What you will do →
Write each line of the material exactly as given, from the top through the line that contains "79.6, 95.6, 108.2];", and omit all pictures.

• • • • • • •

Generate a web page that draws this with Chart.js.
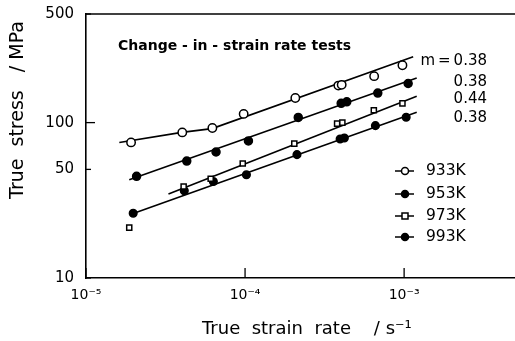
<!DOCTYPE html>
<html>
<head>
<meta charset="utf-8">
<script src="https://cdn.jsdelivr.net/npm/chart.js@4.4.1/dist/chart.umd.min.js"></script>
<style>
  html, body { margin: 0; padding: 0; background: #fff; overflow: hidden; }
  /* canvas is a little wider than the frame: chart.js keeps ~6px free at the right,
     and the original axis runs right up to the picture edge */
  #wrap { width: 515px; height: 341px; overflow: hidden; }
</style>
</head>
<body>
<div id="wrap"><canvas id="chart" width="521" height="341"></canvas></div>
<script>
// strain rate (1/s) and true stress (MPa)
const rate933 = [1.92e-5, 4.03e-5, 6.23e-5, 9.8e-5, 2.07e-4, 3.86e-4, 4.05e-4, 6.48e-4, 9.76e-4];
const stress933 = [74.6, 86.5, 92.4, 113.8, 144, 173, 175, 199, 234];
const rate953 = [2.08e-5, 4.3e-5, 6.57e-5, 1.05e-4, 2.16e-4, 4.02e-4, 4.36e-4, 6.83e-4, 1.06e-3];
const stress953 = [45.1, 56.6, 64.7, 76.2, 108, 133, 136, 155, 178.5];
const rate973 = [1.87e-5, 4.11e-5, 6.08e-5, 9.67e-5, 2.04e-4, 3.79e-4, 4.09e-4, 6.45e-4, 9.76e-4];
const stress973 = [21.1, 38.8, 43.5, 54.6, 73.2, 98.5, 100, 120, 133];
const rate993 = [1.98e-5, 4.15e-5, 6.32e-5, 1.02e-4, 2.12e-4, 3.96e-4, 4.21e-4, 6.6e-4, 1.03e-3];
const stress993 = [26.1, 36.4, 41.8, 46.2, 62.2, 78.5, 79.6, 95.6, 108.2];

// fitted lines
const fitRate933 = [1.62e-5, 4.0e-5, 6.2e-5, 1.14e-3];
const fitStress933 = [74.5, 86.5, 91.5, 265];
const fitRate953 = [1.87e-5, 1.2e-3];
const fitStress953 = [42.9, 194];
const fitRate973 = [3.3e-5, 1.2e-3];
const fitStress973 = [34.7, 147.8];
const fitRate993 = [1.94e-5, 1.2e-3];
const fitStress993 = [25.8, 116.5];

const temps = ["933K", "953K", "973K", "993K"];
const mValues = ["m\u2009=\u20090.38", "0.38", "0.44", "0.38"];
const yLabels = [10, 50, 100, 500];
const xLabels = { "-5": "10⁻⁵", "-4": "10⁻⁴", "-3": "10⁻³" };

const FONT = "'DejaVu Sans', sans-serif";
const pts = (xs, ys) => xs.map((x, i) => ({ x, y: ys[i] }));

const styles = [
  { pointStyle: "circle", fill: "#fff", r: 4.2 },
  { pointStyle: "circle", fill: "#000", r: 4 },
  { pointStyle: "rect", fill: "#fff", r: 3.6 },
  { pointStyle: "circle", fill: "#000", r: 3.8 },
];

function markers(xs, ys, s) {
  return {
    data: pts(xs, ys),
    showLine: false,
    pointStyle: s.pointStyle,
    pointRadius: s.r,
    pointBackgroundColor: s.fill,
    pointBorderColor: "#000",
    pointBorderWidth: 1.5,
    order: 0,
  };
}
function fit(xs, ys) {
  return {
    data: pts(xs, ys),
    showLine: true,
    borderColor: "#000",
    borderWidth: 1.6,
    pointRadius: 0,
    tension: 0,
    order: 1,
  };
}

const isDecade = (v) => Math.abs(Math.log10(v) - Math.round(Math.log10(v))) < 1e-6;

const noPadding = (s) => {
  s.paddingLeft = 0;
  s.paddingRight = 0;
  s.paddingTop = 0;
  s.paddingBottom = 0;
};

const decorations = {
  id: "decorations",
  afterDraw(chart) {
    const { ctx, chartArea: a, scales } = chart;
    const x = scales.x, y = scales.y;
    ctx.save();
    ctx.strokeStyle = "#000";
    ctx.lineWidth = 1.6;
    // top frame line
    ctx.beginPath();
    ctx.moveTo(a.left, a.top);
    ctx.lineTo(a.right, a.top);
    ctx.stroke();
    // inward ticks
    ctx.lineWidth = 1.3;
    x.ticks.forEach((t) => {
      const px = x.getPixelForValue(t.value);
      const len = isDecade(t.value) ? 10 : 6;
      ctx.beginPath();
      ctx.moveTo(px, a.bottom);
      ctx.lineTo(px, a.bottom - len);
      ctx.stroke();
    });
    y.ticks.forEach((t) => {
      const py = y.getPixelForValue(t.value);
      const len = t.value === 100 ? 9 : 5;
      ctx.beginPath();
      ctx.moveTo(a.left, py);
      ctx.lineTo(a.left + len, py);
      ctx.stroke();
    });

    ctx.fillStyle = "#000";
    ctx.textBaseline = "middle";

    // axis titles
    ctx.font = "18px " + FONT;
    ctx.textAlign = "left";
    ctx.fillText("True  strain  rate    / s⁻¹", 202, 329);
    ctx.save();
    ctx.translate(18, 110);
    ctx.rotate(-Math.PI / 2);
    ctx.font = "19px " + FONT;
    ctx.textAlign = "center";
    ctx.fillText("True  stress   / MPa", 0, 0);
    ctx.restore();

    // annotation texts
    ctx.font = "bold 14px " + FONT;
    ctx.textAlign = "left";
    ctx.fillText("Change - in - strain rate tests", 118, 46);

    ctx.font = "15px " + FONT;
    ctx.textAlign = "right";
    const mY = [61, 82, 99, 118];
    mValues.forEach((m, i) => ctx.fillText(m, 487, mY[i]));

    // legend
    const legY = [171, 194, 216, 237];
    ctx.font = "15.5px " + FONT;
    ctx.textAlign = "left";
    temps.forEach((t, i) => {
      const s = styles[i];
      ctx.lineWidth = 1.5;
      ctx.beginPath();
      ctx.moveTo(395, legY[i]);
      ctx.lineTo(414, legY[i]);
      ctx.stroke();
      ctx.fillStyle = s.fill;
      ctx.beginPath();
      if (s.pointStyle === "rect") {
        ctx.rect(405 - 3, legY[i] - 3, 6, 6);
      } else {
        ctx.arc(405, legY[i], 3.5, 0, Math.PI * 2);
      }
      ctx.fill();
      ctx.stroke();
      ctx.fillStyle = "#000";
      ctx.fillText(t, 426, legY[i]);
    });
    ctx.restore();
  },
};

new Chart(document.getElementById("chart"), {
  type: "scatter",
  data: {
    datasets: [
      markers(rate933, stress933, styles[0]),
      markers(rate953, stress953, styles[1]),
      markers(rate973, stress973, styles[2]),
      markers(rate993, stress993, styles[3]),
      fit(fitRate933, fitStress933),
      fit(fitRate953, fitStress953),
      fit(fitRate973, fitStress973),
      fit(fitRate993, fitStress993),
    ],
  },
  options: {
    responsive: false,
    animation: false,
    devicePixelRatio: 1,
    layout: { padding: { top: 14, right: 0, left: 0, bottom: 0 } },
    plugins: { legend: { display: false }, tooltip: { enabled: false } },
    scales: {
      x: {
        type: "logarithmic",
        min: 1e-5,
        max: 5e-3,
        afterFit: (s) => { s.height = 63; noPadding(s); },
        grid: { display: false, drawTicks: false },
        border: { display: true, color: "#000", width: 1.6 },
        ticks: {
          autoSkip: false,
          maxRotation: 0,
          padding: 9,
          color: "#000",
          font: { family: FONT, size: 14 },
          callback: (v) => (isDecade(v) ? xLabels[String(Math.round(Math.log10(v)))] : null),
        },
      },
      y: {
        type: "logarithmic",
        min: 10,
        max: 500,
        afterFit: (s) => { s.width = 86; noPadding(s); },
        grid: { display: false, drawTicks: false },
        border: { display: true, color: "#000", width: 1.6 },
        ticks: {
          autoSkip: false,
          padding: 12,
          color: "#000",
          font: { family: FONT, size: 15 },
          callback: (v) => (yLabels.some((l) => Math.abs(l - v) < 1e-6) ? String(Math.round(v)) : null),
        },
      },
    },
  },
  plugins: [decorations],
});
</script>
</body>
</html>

• • • • • • •

Response →
Generate a web page that draws this with Chart.js.
<!DOCTYPE html>
<html>
<head>
<meta charset="utf-8">
<script src="https://cdn.jsdelivr.net/npm/chart.js@4.4.1/dist/chart.umd.min.js"></script>
<style>
  html, body { margin: 0; padding: 0; background: #fff; overflow: hidden; }
  /* canvas is a little wider than the frame: chart.js keeps ~6px free at the right,
     and the original axis runs right up to the picture edge */
  #wrap { width: 515px; height: 341px; overflow: hidden; }
</style>
</head>
<body>
<div id="wrap"><canvas id="chart" width="521" height="341"></canvas></div>
<script>
// strain rate (1/s) and true stress (MPa)
const rate933 = [1.92e-5, 4.03e-5, 6.23e-5, 9.8e-5, 2.07e-4, 3.86e-4, 4.05e-4, 6.48e-4, 9.76e-4];
const stress933 = [74.6, 86.5, 92.4, 113.8, 144, 173, 175, 199, 234];
const rate953 = [2.08e-5, 4.3e-5, 6.57e-5, 1.05e-4, 2.16e-4, 4.02e-4, 4.36e-4, 6.83e-4, 1.06e-3];
const stress953 = [45.1, 56.6, 64.7, 76.2, 108, 133, 136, 155, 178.5];
const rate973 = [1.87e-5, 4.11e-5, 6.08e-5, 9.67e-5, 2.04e-4, 3.79e-4, 4.09e-4, 6.45e-4, 9.76e-4];
const stress973 = [21.1, 38.8, 43.5, 54.6, 73.2, 98.5, 100, 120, 133];
const rate993 = [1.98e-5, 4.15e-5, 6.32e-5, 1.02e-4, 2.12e-4, 3.96e-4, 4.21e-4, 6.6e-4, 1.03e-3];
const stress993 = [26.1, 36.4, 41.8, 46.2, 62.2, 78.5, 79.6, 95.6, 108.2];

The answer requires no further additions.